The École nationale des sciences appliquées de Tanger (ENSAT) is a Moroccan public engineering school located in Tangier. It was established in 1997 by Abdelmalek Essaâdi University in partnership with the Institut national des sciences appliquées de Lyon. ENSAT is part of the national network of Écoles nationales des sciences appliquées (ENSA), a group of public engineering schools in Morocco.

== History ==

ENSAT was established in 1997 as part of the expansion of engineering education in Morocco. It is the first institution of the ENSA network.

== Academic programs ==

The engineering program at ENSAT extends over five years and is divided into two cycles:
- a two-year integrated preparatory cycle;
- a three-year engineering cycle leading to the state engineering degree.

The curriculum combines theoretical instruction, practical work, and internships. It also includes courses in humanities, social sciences, and management.

=== Preparatory cycle ===

The preparatory cycle provides a general foundation in scientific disciplines, including mathematics, physics, chemistry, and computer science.

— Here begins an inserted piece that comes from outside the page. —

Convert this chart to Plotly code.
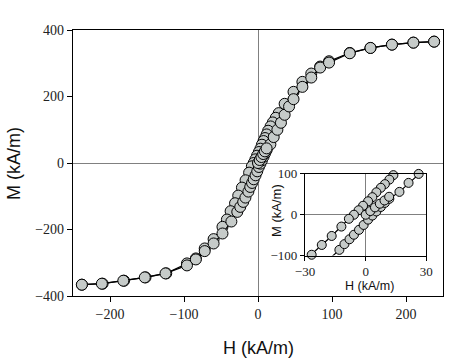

It also includes training in languages, particularly English, as well as introductory courses in engineering and management.

=== Engineering cycle ===

The engineering cycle consists of three years of specialization. The final semester is typically dedicated to a final-year project (PFE), usually carried out in collaboration with an industrial partner.

Students may choose from several engineering specializations:

- Telecommunications and network systems engineering
- Electronic and automatic systems engineering
- Computer engineering
- Industrial and logistics engineering
- Eco-energy and industrial environmental engineering
- Cybersecurity engineering

== Admission ==

Admission to ENSAT is based on a national competitive examination following a preselection phase based on academic performance in secondary education. Parallel admission procedures allow entry into the third or fourth year for candidates with relevant higher education qualifications.

== Student life ==

Student life at ENSAT includes a range of cultural, scientific, and social activities organized through student clubs and associations. A student body coordinates many of these activities within the institution.